In the wake of that disaster, the company tried to save face by pretending that “real names” had always been intended as a temporary policy, that the goal wasn’t “real names” or “legal names”, but “name-like identifiers”. (In which case, why were the customer service reps trained to ask for photo ID?) The reality is that, if that had been the plan all along, then it had been a secret kept from the employees for no good reason.
And then there was the Blogger porn ban.
The gossip mill within the company said that Google was trying to rehabilitate its image with the American Right, and the Blogger porn ban was quid pro quo to satisfy the religious wing of the Republican party. No one in authority ever actually said this, but the fact that Google wanted to turn around its reputation with the Fox News crowd wasn’t a secret, and the quid-pro-quo rumor seemed plausible.

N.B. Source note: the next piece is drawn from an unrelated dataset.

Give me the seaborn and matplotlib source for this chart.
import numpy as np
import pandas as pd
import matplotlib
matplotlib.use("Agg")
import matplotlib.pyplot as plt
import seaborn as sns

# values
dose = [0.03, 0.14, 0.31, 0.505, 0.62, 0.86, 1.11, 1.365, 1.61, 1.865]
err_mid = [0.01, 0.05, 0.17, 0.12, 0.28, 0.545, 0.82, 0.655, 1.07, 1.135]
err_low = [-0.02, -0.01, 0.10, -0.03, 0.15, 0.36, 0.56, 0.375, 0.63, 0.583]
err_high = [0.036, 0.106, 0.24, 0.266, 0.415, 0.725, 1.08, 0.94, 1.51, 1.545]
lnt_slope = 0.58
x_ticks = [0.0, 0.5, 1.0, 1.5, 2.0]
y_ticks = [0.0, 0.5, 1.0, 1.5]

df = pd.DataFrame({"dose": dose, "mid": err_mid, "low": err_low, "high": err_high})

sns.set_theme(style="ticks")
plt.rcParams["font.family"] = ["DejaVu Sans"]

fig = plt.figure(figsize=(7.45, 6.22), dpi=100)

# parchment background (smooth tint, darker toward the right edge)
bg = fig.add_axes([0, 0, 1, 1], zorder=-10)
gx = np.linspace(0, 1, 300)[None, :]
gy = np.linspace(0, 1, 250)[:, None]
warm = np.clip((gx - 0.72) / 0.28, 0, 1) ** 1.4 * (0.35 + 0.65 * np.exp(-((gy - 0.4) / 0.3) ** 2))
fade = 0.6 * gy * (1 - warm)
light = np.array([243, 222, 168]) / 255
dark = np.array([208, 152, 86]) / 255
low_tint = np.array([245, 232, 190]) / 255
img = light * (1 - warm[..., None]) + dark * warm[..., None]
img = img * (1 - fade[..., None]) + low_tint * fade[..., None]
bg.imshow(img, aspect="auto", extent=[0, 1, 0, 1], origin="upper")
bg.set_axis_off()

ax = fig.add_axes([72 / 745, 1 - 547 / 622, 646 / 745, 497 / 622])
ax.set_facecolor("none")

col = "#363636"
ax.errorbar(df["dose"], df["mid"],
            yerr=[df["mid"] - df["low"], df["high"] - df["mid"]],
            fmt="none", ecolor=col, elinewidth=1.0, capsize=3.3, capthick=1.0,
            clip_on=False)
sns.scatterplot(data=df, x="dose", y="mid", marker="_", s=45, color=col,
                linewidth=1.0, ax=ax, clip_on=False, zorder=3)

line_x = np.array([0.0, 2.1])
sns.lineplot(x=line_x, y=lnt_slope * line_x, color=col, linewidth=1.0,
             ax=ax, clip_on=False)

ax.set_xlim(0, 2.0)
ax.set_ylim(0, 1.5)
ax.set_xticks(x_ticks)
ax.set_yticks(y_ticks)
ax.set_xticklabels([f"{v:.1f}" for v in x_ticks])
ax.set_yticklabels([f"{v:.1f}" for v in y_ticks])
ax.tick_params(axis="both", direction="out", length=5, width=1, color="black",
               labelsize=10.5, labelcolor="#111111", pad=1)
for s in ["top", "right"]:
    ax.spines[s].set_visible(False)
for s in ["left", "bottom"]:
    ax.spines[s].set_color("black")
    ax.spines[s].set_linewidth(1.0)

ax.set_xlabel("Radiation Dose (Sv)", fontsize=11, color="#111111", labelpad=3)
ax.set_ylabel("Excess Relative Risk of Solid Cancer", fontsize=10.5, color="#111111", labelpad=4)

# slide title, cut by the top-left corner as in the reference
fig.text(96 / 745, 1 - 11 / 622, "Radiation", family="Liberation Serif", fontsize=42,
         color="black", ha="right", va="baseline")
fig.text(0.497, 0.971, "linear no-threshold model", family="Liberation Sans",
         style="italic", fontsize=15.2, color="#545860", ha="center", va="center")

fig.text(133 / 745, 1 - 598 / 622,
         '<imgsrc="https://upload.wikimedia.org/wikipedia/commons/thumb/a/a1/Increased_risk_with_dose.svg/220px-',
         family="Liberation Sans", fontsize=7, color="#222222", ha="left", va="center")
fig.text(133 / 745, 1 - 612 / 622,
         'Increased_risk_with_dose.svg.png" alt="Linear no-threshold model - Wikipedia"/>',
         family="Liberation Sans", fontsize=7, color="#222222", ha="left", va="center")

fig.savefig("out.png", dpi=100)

The problem is… what is porn?
If you let the Religious Right define porn, then you’re not just going to lose “blogs with pictures of naked people having sex”. You’re going to lose sex education blogs. Blogs where people talk about reproductive health issues like contraception and abortion. Blogs where people talk about gay rights. (The American Right has consistently — consistently — argued that gay people, especially gay people expressing affection for each other in public, are inherently pornographic and thus not appropriate for children.)

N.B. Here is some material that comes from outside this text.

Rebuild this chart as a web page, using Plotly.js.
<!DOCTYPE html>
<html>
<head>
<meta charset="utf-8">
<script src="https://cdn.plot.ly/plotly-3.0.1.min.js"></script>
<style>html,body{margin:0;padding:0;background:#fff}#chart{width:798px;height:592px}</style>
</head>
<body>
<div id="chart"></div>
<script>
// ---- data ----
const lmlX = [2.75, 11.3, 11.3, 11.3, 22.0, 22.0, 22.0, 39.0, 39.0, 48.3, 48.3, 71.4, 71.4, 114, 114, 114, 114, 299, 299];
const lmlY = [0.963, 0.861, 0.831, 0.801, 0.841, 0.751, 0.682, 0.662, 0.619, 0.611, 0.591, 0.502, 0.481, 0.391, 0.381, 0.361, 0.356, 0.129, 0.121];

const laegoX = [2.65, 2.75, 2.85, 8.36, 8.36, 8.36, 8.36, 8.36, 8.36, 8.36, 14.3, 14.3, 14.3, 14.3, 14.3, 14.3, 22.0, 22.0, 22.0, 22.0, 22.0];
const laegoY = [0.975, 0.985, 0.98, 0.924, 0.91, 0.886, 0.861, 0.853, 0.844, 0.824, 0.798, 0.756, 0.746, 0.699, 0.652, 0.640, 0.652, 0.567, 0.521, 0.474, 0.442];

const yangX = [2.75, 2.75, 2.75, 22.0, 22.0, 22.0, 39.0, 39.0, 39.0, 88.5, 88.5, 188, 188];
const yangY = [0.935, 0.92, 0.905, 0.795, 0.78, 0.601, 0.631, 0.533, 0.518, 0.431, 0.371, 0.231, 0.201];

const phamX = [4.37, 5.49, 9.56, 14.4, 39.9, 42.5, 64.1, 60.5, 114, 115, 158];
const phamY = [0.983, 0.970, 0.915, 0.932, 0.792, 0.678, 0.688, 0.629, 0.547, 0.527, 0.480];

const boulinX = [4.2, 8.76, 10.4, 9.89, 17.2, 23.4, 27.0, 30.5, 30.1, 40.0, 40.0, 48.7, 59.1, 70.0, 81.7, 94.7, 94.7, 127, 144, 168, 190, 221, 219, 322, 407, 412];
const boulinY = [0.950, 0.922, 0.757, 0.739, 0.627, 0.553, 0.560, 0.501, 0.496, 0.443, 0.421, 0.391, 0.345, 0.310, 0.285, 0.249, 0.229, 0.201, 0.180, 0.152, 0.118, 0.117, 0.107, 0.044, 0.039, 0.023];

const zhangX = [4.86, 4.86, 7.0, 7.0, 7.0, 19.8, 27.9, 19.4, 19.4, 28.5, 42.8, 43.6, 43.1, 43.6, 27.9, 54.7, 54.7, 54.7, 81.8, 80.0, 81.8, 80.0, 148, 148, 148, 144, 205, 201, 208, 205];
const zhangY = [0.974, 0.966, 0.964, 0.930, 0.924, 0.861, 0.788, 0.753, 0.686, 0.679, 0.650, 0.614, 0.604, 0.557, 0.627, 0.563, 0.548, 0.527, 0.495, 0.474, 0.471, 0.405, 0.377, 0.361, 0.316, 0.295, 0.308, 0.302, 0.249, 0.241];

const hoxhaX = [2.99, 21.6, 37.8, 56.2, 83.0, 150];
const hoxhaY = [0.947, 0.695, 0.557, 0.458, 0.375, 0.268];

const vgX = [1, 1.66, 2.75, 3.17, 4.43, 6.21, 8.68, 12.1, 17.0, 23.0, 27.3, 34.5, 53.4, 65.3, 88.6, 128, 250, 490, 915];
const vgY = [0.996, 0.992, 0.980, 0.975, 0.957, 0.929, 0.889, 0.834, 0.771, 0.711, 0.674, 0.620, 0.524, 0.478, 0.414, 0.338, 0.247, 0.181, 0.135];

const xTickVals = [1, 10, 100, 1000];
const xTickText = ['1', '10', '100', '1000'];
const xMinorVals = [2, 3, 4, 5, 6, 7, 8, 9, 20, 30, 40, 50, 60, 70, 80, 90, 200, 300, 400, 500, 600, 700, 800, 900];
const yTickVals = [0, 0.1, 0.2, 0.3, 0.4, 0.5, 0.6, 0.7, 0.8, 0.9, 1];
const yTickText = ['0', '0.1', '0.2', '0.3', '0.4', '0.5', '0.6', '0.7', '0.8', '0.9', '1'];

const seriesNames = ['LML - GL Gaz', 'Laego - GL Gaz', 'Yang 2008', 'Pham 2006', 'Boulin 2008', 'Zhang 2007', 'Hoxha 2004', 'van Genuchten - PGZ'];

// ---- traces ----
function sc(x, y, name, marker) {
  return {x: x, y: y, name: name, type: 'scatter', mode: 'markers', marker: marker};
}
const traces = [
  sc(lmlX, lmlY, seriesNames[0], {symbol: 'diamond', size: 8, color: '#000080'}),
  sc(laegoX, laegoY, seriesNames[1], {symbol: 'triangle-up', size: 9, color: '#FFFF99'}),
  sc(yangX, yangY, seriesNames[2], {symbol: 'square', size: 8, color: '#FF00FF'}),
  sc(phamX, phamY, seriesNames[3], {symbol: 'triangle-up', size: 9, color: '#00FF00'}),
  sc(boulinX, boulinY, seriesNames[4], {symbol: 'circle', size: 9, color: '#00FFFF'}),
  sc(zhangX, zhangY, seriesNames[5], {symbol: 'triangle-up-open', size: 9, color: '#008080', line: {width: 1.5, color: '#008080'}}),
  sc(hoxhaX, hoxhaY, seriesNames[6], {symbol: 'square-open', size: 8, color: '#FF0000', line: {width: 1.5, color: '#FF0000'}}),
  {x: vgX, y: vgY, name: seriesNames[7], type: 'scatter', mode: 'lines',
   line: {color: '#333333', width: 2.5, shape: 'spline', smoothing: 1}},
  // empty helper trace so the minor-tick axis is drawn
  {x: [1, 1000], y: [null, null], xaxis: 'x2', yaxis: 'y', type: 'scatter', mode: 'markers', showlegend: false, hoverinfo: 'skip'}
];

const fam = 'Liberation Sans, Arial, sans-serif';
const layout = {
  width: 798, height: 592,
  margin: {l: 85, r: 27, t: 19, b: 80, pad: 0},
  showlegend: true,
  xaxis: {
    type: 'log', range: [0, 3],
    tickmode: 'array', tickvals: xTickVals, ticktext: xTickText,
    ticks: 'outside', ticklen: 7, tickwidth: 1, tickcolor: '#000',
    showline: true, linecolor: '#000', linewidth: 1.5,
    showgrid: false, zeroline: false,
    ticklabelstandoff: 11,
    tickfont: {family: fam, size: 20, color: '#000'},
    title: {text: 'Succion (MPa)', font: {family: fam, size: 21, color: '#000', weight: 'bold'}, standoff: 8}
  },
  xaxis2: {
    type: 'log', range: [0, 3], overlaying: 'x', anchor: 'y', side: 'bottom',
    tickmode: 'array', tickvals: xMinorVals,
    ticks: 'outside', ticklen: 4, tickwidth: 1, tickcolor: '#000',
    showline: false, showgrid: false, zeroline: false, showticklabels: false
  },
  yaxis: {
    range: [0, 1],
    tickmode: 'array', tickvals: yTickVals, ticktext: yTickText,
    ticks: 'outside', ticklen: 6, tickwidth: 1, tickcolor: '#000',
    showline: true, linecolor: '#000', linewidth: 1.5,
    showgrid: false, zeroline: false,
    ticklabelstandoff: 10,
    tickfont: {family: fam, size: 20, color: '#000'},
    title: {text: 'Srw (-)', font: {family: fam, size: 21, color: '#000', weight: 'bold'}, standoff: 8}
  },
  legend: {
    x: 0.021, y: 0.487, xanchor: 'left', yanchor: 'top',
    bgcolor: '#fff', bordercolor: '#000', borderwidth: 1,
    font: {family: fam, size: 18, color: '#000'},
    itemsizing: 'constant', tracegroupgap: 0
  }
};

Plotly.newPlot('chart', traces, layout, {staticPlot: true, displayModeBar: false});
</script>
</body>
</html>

The line between sex education and pornography is very thin — much thinner than people routinely give credit for. And for a lot of LGBT people, pornography is their sex education; the Religious Right has already done their damnedest to keep schools from educating their students about LGBT sex and sexual health issues, so a lot of pubescent queer kids learn about this stuff by searching the Internet. And what they find is porn.
For me, this was the straw that broke the camel’s back: the moment I lost all respect for Google as an employer.
So I made a rambling, three hour unlisted YouTube video about how the pro-censorship crowd within Google (which was substantial) was making me feel unsafe and unrespected, which was amplifying my mental illnesses, and why censorship of porn was such a big deal to the queer community. I posted it to internal Google+.
And was promptly told by HR to take it down.
I had a meeting with an HR representative and my manager. She was kind and polite, and basically said “there are some objectionable parts, could you edit those out?”. In retrospect I should have had her give me a list of what was objectionable, right then and there. In writing. Instead, I agreed, and when I got home I popped the video open in the (rather minimalistic and crappy) YouTube editor… and I couldn’t for the life of me find anything like what she’d talked about. The next day she sent me an aggravated e-mail asking me why the video was still up, there was some back and forth where I asked her what parts she was referring to when she’d said they were objectionable, and she basically demanded that I censor myself by deleting the entire video.
I rocked the boat. I was the wheel who squeaked. I disrupted the status quo.
And thus, nine months later I was being shown the door.
So yeah. In summary, corporations don’t have ideologies, they have profit margins, and if you ever threaten the shiny money pipe that is the status quo, then you’re gonna get shown the door too.